• **WHAT THE EXERCISE ASKS**
Transcribe the whole listing below without changing a word, but leave out every image.

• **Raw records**
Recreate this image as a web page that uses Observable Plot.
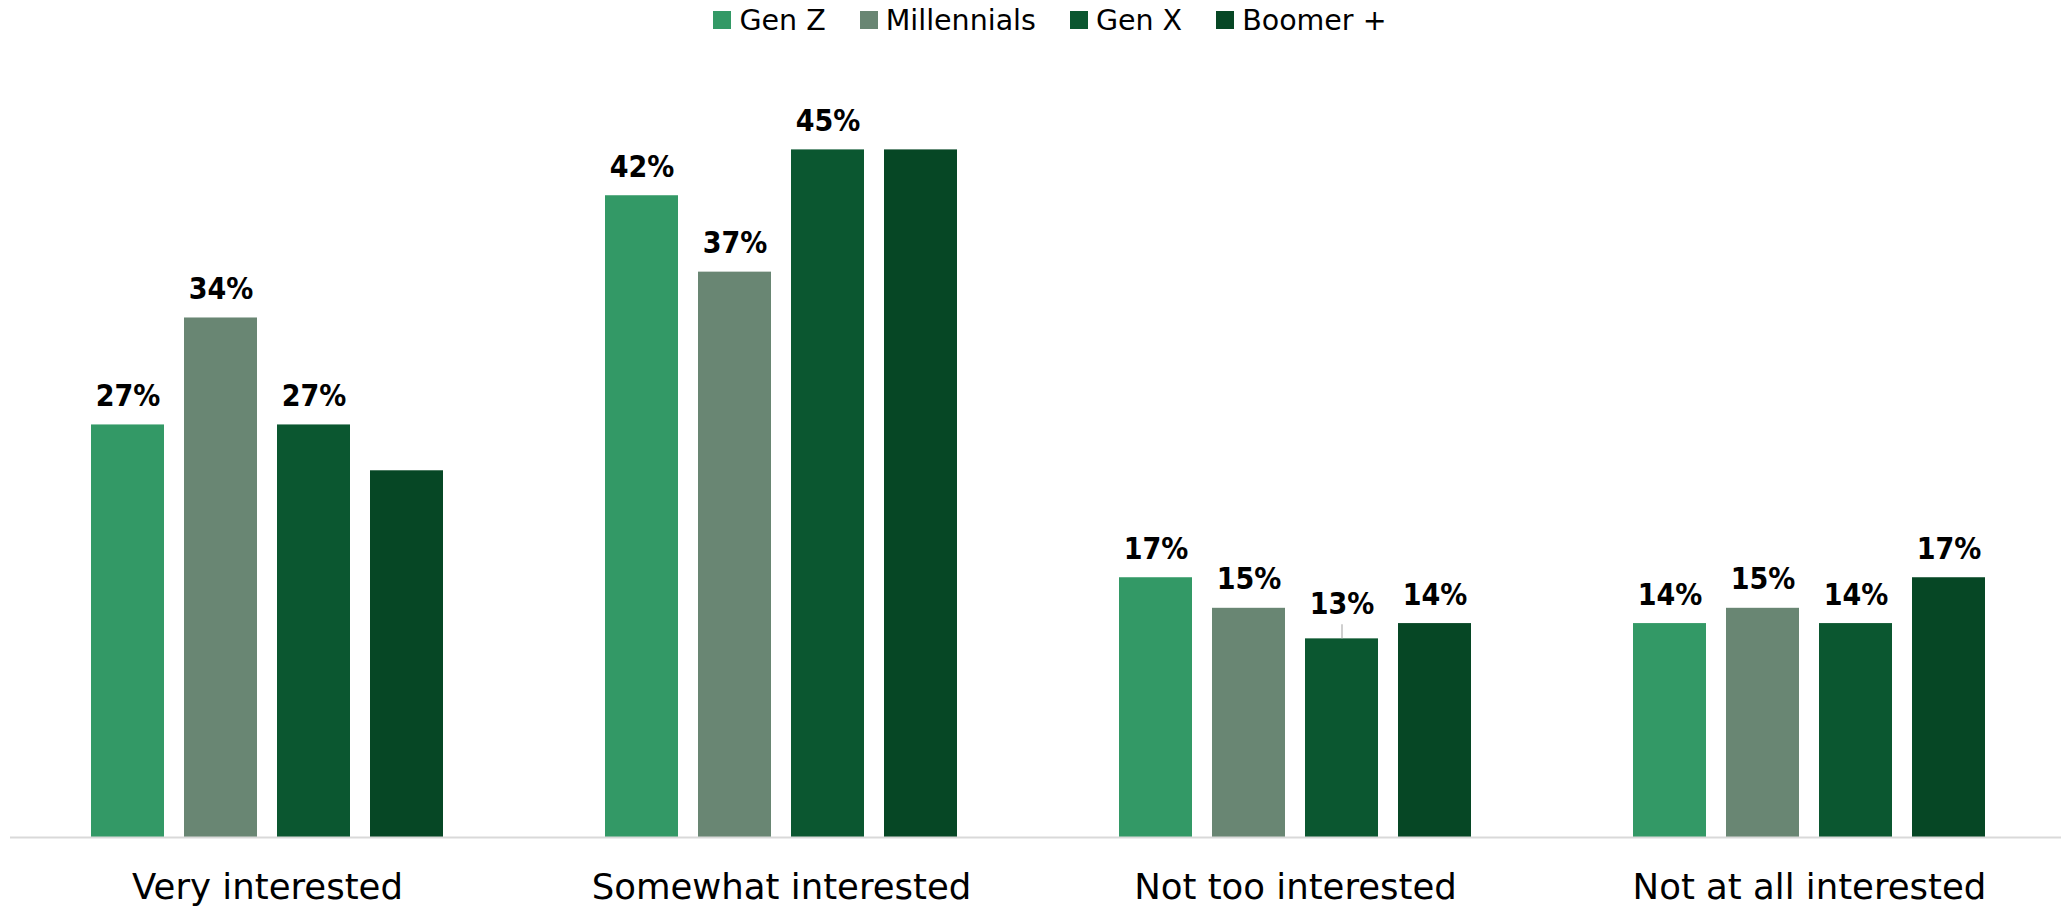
<!DOCTYPE html>
<html>
<head>
<meta charset="utf-8">
<script src="https://cdn.jsdelivr.net/npm/d3@7"></script>
<script src="https://cdn.jsdelivr.net/npm/@observablehq/plot@0.6"></script>
<style>
  html, body { margin: 0; padding: 0; background: #fff; }
  body { width: 2061px; height: 910px; overflow: hidden; font-family: "DejaVu Sans", sans-serif; }
  #legend { height: 40px; display: flex; justify-content: center; align-items: center; padding-left: 39px; box-sizing: border-box; }
  .item { display: flex; align-items: center; margin: 0 17px; font-size: 28.5px; color: #000; }
  .sw { width: 18px; height: 18px; margin-right: 8px; }
</style>
</head>
<body>
<div id="legend"></div>
<div id="chart"></div>
<script>
const categories = ["Very interested", "Somewhat interested", "Not too interested", "Not at all interested"];
const generations = ["Gen Z", "Millennials", "Gen X", "Boomer +"];
const colors = ["#339966", "#698673", "#0b5730", "#064725"];

const genZ = [27, 42, 17, 14];
const millennials = [34, 37, 15, 15];
const genX = [27, 45, 13, 14];
const boomer = [24, 45, 14, 17];

const labelsGenZ = ["27%", "42%", "17%", "14%"];
const labelsMillennials = ["34%", "37%", "15%", "15%"];
const labelsGenX = ["27%", "45%", "13%", "14%"];
const labelsBoomer = ["", "", "14%", "17%"];
const leaderGenX = [false, false, true, false];

const series = [genZ, millennials, genX, boomer];
const labels = [labelsGenZ, labelsMillennials, labelsGenX, labelsBoomer];
const noLeader = [false, false, false, false];
const leaders = [noLeader, noLeader, leaderGenX, noLeader];

const rows = [];
categories.forEach((c, i) => {
  generations.forEach((g, j) => {
    rows.push({category: c, generation: g, value: series[j][i], label: labels[j][i], leader: leaders[j][i]});
  });
});

// legend
const legend = document.getElementById("legend");
generations.forEach((g, j) => {
  const it = document.createElement("div");
  it.className = "item";
  const sw = document.createElement("div");
  sw.className = "sw";
  sw.style.background = colors[j];
  it.appendChild(sw);
  const t = document.createElement("span");
  t.textContent = g;
  it.appendChild(t);
  legend.appendChild(it);
});

const labelFont = "DejaVu Sans Condensed, DejaVu Sans, sans-serif";

const chart = Plot.plot({
  width: 2061,
  height: 870,
  marginLeft: 10,
  marginRight: 0,
  marginTop: 33,
  marginBottom: 73,
  style: {fontFamily: "DejaVu Sans, sans-serif", background: "#fff"},
  fx: {domain: categories, range: [10, 2066], padding: 0, label: null},
  x: {domain: generations, paddingInner: 0.214, paddingOuter: 0.849, axis: null},
  y: {domain: [0, 50], axis: null},
  color: {domain: generations, range: colors},
  marks: [
    Plot.barY(rows, {fx: "category", x: "generation", y: "value", fill: "generation"}),
    Plot.ruleY([0], {stroke: "#d9d9d9", strokeWidth: 2}),
    Plot.ruleX(rows.filter(d => d.leader), {fx: "category", x: "generation", y1: "value", y2: d => d.value + 0.92, stroke: "#bfbfbf", strokeWidth: 1.5}),
    Plot.text(rows.filter(d => d.label && !d.leader), {fx: "category", x: "generation", y: "value", text: "label", dy: -28.5, fontSize: 30, fontWeight: "bold", fontFamily: labelFont, fill: "#000", lineAnchor: "middle"}),
    Plot.text(rows.filter(d => d.label && d.leader), {fx: "category", x: "generation", y: "value", text: "label", dy: -34.5, fontSize: 30, fontWeight: "bold", fontFamily: labelFont, fill: "#000", lineAnchor: "middle"}),
    Plot.axisFx({anchor: "bottom", tickSize: 0, tickPadding: 36, fontSize: 35.5, label: null, fill: "#000"})
  ]
});
document.getElementById("chart").appendChild(chart);
</script>
</body>
</html>
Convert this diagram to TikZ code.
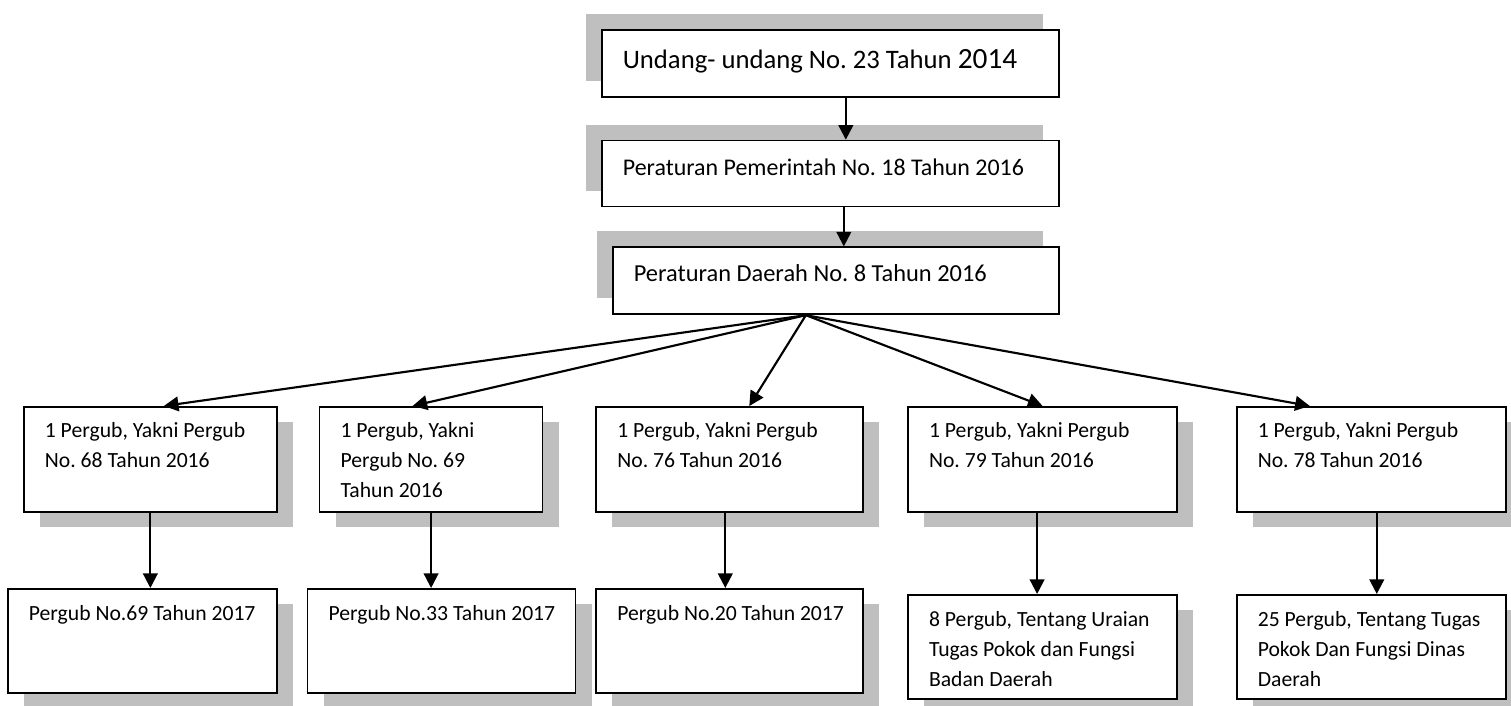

• **SOLUTION TO THIS TASK**
Recreate this image as a web page that uses Observable Plot.
<!DOCTYPE html>
<html>
<head>
<meta charset="utf-8">
<script src="https://cdn.jsdelivr.net/npm/d3@7"></script>
<script src="https://cdn.jsdelivr.net/npm/@observablehq/plot@0.6"></script>
<style>
  html, body { margin: 0; padding: 0; background: #fff; }
  body { width: 2061px; height: 910px; overflow: hidden; font-family: "DejaVu Sans", sans-serif; }
  #legend { height: 40px; display: flex; justify-content: center; align-items: center; padding-left: 39px; box-sizing: border-box; }
  .item { display: flex; align-items: center; margin: 0 17px; font-size: 28.5px; color: #000; }
  .sw { width: 18px; height: 18px; margin-right: 8px; }
</style>
</head>
<body>
<div id="legend"></div>
<div id="chart"></div>
<script>
const categories = ["Very interested", "Somewhat interested", "Not too interested", "Not at all interested"];
const generations = ["Gen Z", "Millennials", "Gen X", "Boomer +"];
const colors = ["#339966", "#698673", "#0b5730", "#064725"];

const genZ = [27, 42, 17, 14];
const millennials = [34, 37, 15, 15];
const genX = [27, 45, 13, 14];
const boomer = [24, 45, 14, 17];

const labelsGenZ = ["27%", "42%", "17%", "14%"];
const labelsMillennials = ["34%", "37%", "15%", "15%"];
const labelsGenX = ["27%", "45%", "13%", "14%"];
const labelsBoomer = ["", "", "14%", "17%"];
const leaderGenX = [false, false, true, false];

const series = [genZ, millennials, genX, boomer];
const labels = [labelsGenZ, labelsMillennials, labelsGenX, labelsBoomer];
const noLeader = [false, false, false, false];
const leaders = [noLeader, noLeader, leaderGenX, noLeader];

const rows = [];
categories.forEach((c, i) => {
  generations.forEach((g, j) => {
    rows.push({category: c, generation: g, value: series[j][i], label: labels[j][i], leader: leaders[j][i]});
  });
});

// legend
const legend = document.getElementById("legend");
generations.forEach((g, j) => {
  const it = document.createElement("div");
  it.className = "item";
  const sw = document.createElement("div");
  sw.className = "sw";
  sw.style.background = colors[j];
  it.appendChild(sw);
  const t = document.createElement("span");
  t.textContent = g;
  it.appendChild(t);
  legend.appendChild(it);
});

const labelFont = "DejaVu Sans Condensed, DejaVu Sans, sans-serif";

const chart = Plot.plot({
  width: 2061,
  height: 870,
  marginLeft: 10,
  marginRight: 0,
  marginTop: 33,
  marginBottom: 73,
  style: {fontFamily: "DejaVu Sans, sans-serif", background: "#fff"},
  fx: {domain: categories, range: [10, 2066], padding: 0, label: null},
  x: {domain: generations, paddingInner: 0.214, paddingOuter: 0.849, axis: null},
  y: {domain: [0, 50], axis: null},
  color: {domain: generations, range: colors},
  marks: [
    Plot.barY(rows, {fx: "category", x: "generation", y: "value", fill: "generation"}),
    Plot.ruleY([0], {stroke: "#d9d9d9", strokeWidth: 2}),
    Plot.ruleX(rows.filter(d => d.leader), {fx: "category", x: "generation", y1: "value", y2: d => d.value + 0.92, stroke: "#bfbfbf", strokeWidth: 1.5}),
    Plot.text(rows.filter(d => d.label && !d.leader), {fx: "category", x: "generation", y: "value", text: "label", dy: -28.5, fontSize: 30, fontWeight: "bold", fontFamily: labelFont, fill: "#000", lineAnchor: "middle"}),
    Plot.text(rows.filter(d => d.label && d.leader), {fx: "category", x: "generation", y: "value", text: "label", dy: -34.5, fontSize: 30, fontWeight: "bold", fontFamily: labelFont, fill: "#000", lineAnchor: "middle"}),
    Plot.axisFx({anchor: "bottom", tickSize: 0, tickPadding: 36, fontSize: 35.5, label: null, fill: "#000"})
  ]
});
document.getElementById("chart").appendChild(chart);
</script>
</body>
</html>
Convert this diagram to TikZ code.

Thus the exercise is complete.